ISLAMABAD   -   Prime Minister Imran Khan yesterday said that Pakistan has “no favourite” in the upcoming presidential elections in Afghanistan.

The prime minister, who met a delegation of senior Afghan leaders leading different groups here, said Pakistan respected the Afghan people’s right to elect their leadership. “It’s not Pakistan but the Afghan people who have to decide the outcome of the elections (in Afghanistan). Pakistan has no favourite. We are neutral,” the premier was quoted as saying by an official who attended the meeting.

The official told The Nation that the prime minister assured the Afghan leaders of Pakistan’s complete support.

The Afghan leaders earlier took part in the Lahore Peace Process organised by the Lahore Centre for Peace and Research in Murree.

Fifty-seven Afghan politicians, including Hizb-e-Islami leader Gulbuddin Hekmatyar, former Balkh governor Atta Mohammad Noor, second deputy chief executive Mohammad Mohaqeq, and presidential candidate Abdul Latif Pedram attended the peace conference in Bhurban.

Foreign Minister Shah Mahmood Qureshi said the meeting is a “complementary” of peace efforts in Doha, Moscow and other countries.

Afghan presidential candidate Mohammad Haneef Atmar said he welcomed the meeting in Pakistan and that it was a good platform for the exchange of views between Afghan politicians and Pakistani officials.

Atmar said the two sides discussed Afghanistan-Pakistan relations and the Afghan peace process. “We stressed that there should be progress in both fronts: in the peace efforts and the bilateral relations,” he said.

Atmar mentioned that the “blame-game” between Afghanistan and Pakistan had not helped the two countries and that the Pakistan should come up with practical steps on their promises.

This month, Afghan President Ashraf Ghani said he will visit Pakistan on June 27 to open a new chapter in his country’s uneasy relationship with its neighbour and mend ties that are often characterised by mistrust and tit-for-tat accusations.

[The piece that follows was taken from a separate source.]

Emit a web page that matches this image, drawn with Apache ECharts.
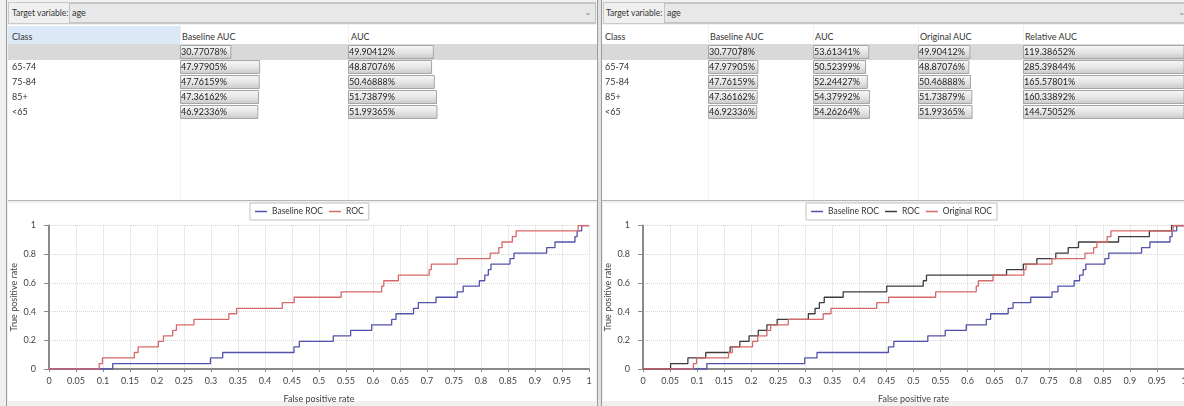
<!DOCTYPE html>
<html>
<head>
<meta charset="utf-8">
<script src="https://cdn.jsdelivr.net/npm/echarts@6/dist/echarts.min.js"></script>
<style>
  html,body{margin:0;padding:0;background:#f0f0f0;font-family:Lato,"Open Sans",sans-serif;}
  #stage{position:relative;width:1184px;height:406px;overflow:hidden;background:#f0f0f0;}
  .abs{position:absolute;box-sizing:border-box;}
  .txt{position:absolute;font-size:9px;color:#333;white-space:nowrap;line-height:12px;}
  .lbl{font-size:8.5px;}
  .chart{position:absolute;top:0;height:406px;}
</style>
</head>
<body>
<div id="stage">
  <!-- left panel chrome -->
  <div class="abs" style="left:6px;top:0;width:1px;height:406px;background:#9a9a9a"></div>
  <div class="abs" style="left:8px;top:2px;width:588px;height:22px;border:1px solid #c9c9c9;background:#f0f0f0"></div>
  <div class="abs" style="left:69px;top:3px;width:527px;height:20px;border:1px solid #c3c3c3;background:#e8e8e8"></div>
  <div class="txt lbl" style="left:12px;top:7px;">Target variable:</div>
  <div class="txt" style="left:72px;top:7px;">age</div>
  <div class="txt" style="left:584px;top:6px;color:#888;">&#8964;</div>
  <div class="abs" style="left:8px;top:25px;width:589px;height:175px;background:#fff"></div>
  <div class="abs" style="left:8px;top:26px;width:172px;height:18px;background:#dbe9f7"></div>
  <div class="txt" style="left:12px;top:31px;">Class</div>
  <div class="txt" style="left:182px;top:31px;">Baseline AUC</div>
  <div class="txt" style="left:351px;top:31px;">AUC</div>
  <div class="abs" style="left:8px;top:44px;width:589px;height:16px;background:#d9d9d9"></div>
  <div class="abs" style="left:180px;top:26px;width:1px;height:174px;background:#f1f1f1"></div>
  <div class="abs" style="left:348px;top:26px;width:1px;height:174px;background:#f1f1f1"></div>
  <div class="abs" style="left:8px;top:200px;width:589px;height:1px;background:#b5b5b5"></div>
  <div class="abs" style="left:8px;top:203px;width:588px;height:198px;background:#fff"></div>

  <!-- separator -->
  <div class="abs" style="left:597px;top:0;width:1px;height:406px;background:#9a9a9a"></div>
  <div class="abs" style="left:598px;top:0;width:3px;height:406px;background:#e2e2e2"></div>
  <div class="abs" style="left:601px;top:0;width:1px;height:406px;background:#9a9a9a"></div>

  <!-- right panel chrome -->
  <div class="abs" style="left:603px;top:2px;width:590px;height:22px;border:1px solid #c9c9c9;background:#f0f0f0"></div>
  <div class="abs" style="left:664px;top:3px;width:530px;height:20px;border:1px solid #c3c3c3;background:#e8e8e8"></div>
  <div class="txt lbl" style="left:606px;top:7px;">Target variable:</div>
  <div class="txt" style="left:667px;top:7px;">age</div>
  <div class="txt" style="left:1178px;top:6px;color:#888;">&#8964;</div>
  <div class="abs" style="left:602px;top:25px;width:582px;height:175px;background:#fff"></div>
  <div class="txt" style="left:605px;top:31px;">Class</div>
  <div class="txt" style="left:710px;top:31px;">Baseline AUC</div>
  <div class="txt" style="left:815px;top:31px;">AUC</div>
  <div class="txt" style="left:920px;top:31px;">Original AUC</div>
  <div class="txt" style="left:1025px;top:31px;">Relative AUC</div>
  <div class="abs" style="left:602px;top:44px;width:582px;height:16px;background:#d9d9d9"></div>
  <div class="abs" style="left:708px;top:26px;width:1px;height:174px;background:#f1f1f1"></div>
  <div class="abs" style="left:813px;top:26px;width:1px;height:174px;background:#f1f1f1"></div>
  <div class="abs" style="left:918px;top:26px;width:1px;height:174px;background:#f1f1f1"></div>
  <div class="abs" style="left:1023px;top:26px;width:1px;height:174px;background:#f1f1f1"></div>
  <div class="abs" style="left:602px;top:200px;width:582px;height:1px;background:#b5b5b5"></div>
  <div class="abs" style="left:603px;top:203px;width:581px;height:198px;background:#fff"></div>

  <div id="left" class="chart" style="left:0;width:600px;"></div>
  <div id="right" class="chart" style="left:600px;width:584px;"></div>
</div>
<script>
// ---------- data ----------
const classes = ['', '65-74', '75-84', '85+', '<65'];
const baselineAUC = [30.77078, 47.97905, 47.76159, 47.36162, 46.92336];
const aucLeft = [49.90412, 48.87076, 50.46888, 51.73879, 51.99365];
const aucRight = [53.61341, 50.52399, 52.24427, 54.37992, 54.26264];
const originalAUC = [49.90412, 48.87076, 50.46888, 51.73879, 51.99365];
const relativeAUC = [119.38652, 285.39844, 165.57801, 160.33892, 144.75052];

// ROC curves (false positive rate, true positive rate)
const baselineFpr = [0, 0.118, 0.299, 0.3216, 0.4537, 0.4636, 0.5265, 0.5586, 0.5975, 0.6346, 0.6426, 0.675, 0.684, 0.7167, 0.756, 0.767, 0.797, 0.807, 0.8136, 0.8185, 0.8537, 0.861, 0.9216, 0.937, 0.974, 0.978, 0.9864, 1];
const baselineTpr = [0, 0.038, 0.077, 0.115, 0.154, 0.192, 0.231, 0.269, 0.308, 0.346, 0.385, 0.423, 0.462, 0.5, 0.538, 0.577, 0.615, 0.654, 0.692, 0.731, 0.769, 0.808, 0.846, 0.885, 0.923, 0.962, 1, 1];
const origFpr = [0, 0.093, 0.099, 0.158, 0.165, 0.2025, 0.212, 0.229, 0.236, 0.2685, 0.333, 0.3475, 0.432, 0.454, 0.541, 0.616, 0.62, 0.647, 0.704, 0.708, 0.756, 0.817, 0.833, 0.839, 0.858, 0.865, 0.98, 1];
const origTpr = [0, 0.038, 0.077, 0.115, 0.154, 0.192, 0.231, 0.269, 0.308, 0.346, 0.385, 0.423, 0.462, 0.5, 0.538, 0.577, 0.615, 0.654, 0.692, 0.731, 0.769, 0.808, 0.846, 0.885, 0.923, 0.962, 1, 1];
const newFpr = [0, 0.051, 0.083, 0.116, 0.161, 0.179, 0.196, 0.213, 0.229, 0.248, 0.3056, 0.318, 0.326, 0.335, 0.370, 0.4505, 0.518, 0.524, 0.672, 0.703, 0.728, 0.763, 0.786, 0.805, 0.879, 0.936, 0.977, 1];
const newTpr = [0, 0.038, 0.077, 0.115, 0.154, 0.192, 0.231, 0.269, 0.308, 0.346, 0.385, 0.423, 0.462, 0.5, 0.538, 0.577, 0.615, 0.654, 0.692, 0.731, 0.769, 0.808, 0.846, 0.885, 0.923, 0.962, 1, 1];

// ---------- helpers ----------
const FONT = 'Lato,"Open Sans",sans-serif';
const BLUE = '#5252aa', RED = '#d66a6a', BLACK = '#3c3c3c';
function zip(a, b) { return a.map((v, i) => [v, b[i]]); }
const barGrad = {type:'linear', x:0, y:0, x2:0, y2:1, colorStops:[{offset:0,color:'#f8f8f8'},{offset:0.5,color:'#e6e6e6'},{offset:1,color:'#c9c9c9'}]};
function barSeries(values, idx) {
  return {
    type:'bar', xAxisIndex:idx, yAxisIndex:idx, data:values, barWidth:14, silent:true, clip:true,
    itemStyle:{color:barGrad, borderColor:'#a6a6a6', borderWidth:1},
    label:{show:true, position:'insideLeft', distance:1, color:'#1c1c1c', fontSize:9, fontFamily:FONT,
      formatter:p => p.value.toFixed(5) + '%'}
  };
}
function barGrid(left, width) { return {left:left, top:44.5, width:width, height:75, outerBoundsMode:'none', containLabel:false}; }
function barX(idx, max) { return {gridIndex:idx, type:'value', min:0, max:max, show:false, splitLine:{show:false}}; }
function barY(idx, showLabels) {
  return {gridIndex:idx, type:'category', data:classes, inverse:true,
    axisLine:{show:false}, axisTick:{show:false}, splitLine:{show:false},
    axisLabel:{show:!!showLabels, align:'left', margin:showLabels ? showLabels : 0, color:'#333', fontSize:9, fontFamily:FONT}};
}
function rocX(idx) {
  return {gridIndex:idx, type:'value', min:0, max:1, interval:0.05,
    name:'False positive rate', nameLocation:'middle', nameGap:26, nameMoveOverlap:false,
    nameTextStyle:{color:'#444', fontSize:9, fontFamily:FONT},
    axisLine:{lineStyle:{color:'#8a8a8a', width:2}},
    axisTick:{show:true, length:3, lineStyle:{color:'#8a8a8a'}},
    axisLabel:{color:'#444', fontSize:9, fontFamily:FONT, margin:8, showMinLabel:true, showMaxLabel:true, hideOverlap:false},
    splitLine:{show:true, lineStyle:{color:'#d4d4d4', type:'dotted'}}};
}
function rocY(idx) {
  return {gridIndex:idx, type:'value', min:0, max:1, interval:0.2, offset:6,
    name:'True positive rate', nameLocation:'middle', nameGap:24, nameRotate:90, nameMoveOverlap:false,
    nameTextStyle:{color:'#444', fontSize:9, fontFamily:FONT},
    axisLine:{show:true, lineStyle:{color:'#8a8a8a', width:2}},
    axisTick:{show:true, length:5, lineStyle:{color:'#8a8a8a'}},
    axisLabel:{color:'#444', fontSize:9, fontFamily:FONT, margin:7},
    splitLine:{show:true, lineStyle:{color:'#d4d4d4', type:'dotted'}}};
}
function rocSeries(name, fpr, tpr, color, idx) {
  return {name:name, type:'line', xAxisIndex:idx, yAxisIndex:idx, step:'end', showSymbol:false, silent:true,
    data:zip(fpr, tpr), lineStyle:{color:color, width:1.3}, itemStyle:{color:color}};
}
function legend(left, names) {
  return {left:left, top:203, data:names, icon:'rect', itemWidth:12, itemHeight:1.5, itemGap:6,
    padding:[4,5], backgroundColor:'#fff', borderColor:'#c2c2c2', borderWidth:1,
    textStyle:{color:'#333', fontSize:8.5, fontFamily:FONT}};
}

// ---------- left panel ----------
const leftChart = echarts.init(document.getElementById('left'), null, {renderer:'canvas'});
leftChart.setOption({
  animation:false,
  grid:[barGrid(180, 167), barGrid(348, 172),
        {left:49, top:225.5, width:540, height:143.5, outerBoundsMode:'none', containLabel:false}],
  xAxis:[barX(0, 100), barX(1, 100), rocX(2)],
  yAxis:[barY(0, 168), barY(1, false), rocY(2)],
  legend:legend(250, ['Baseline ROC', 'ROC']),
  series:[
    barSeries(baselineAUC, 0),
    barSeries(aucLeft, 1),
    rocSeries('Baseline ROC', baselineFpr, baselineTpr, BLUE, 2),
    rocSeries('ROC', origFpr, origTpr, RED, 2)
  ]
});

// ---------- right panel ----------
const rightChart = echarts.init(document.getElementById('right'), null, {renderer:'canvas'});
rightChart.setOption({
  animation:false,
  grid:[barGrid(108, 105), barGrid(213, 105), barGrid(318, 105), barGrid(423, 161),
        {left:43, top:225.5, width:541, height:143.5, outerBoundsMode:'none', containLabel:false}],
  xAxis:[barX(0, 100), barX(1, 100), barX(2, 100), barX(3, 100), rocX(4)],
  yAxis:[barY(0, 103), barY(1, false), barY(2, false), barY(3, false), rocY(4)],
  legend:legend(206, ['Baseline ROC', 'ROC', 'Original ROC']),
  series:[
    barSeries(baselineAUC, 0),
    barSeries(aucRight, 1),
    barSeries(originalAUC, 2),
    barSeries(relativeAUC, 3),
    rocSeries('Baseline ROC', baselineFpr, baselineTpr, BLUE, 4),
    rocSeries('ROC', newFpr, newTpr, BLACK, 4),
    rocSeries('Original ROC', origFpr, origTpr, RED, 4)
  ]
});
</script>
</body>
</html>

Ghani said he agreed to visit Pakistan’s Prime Minister Imran Khan after the two leaders met this month on the sidelines of the Organisation of Islamic Cooperation meeting in Saudi Arabia. “I hope the visit will be positive,” he added.

The presidential election scheduled for 28 September will be a key moment to reaffirm the legitimacy of Afghanistan’s democratic political structure. There are significant operational and technical challenges to be overcome.

Prime Minister Imran Khan said that peace in Afghanistan is “around the corner,” referring to the efforts by the United States for a political settlement to the conflict in the country. “Negotiations have been initiated with the Taliban. God willing, our brothers in Afghanistan would live together in peace in coming days,” the PM said.

He asserted the peace process would result in stability, trade and  economic prosperity for the region, and particularly for Afghanistan to enable the war-shattered country stand on its own feet.

“A good government will be established in Afghanistan, a government where all Afghans will be represented. The war will end and peace will be established there,” Khan was quoted as saying.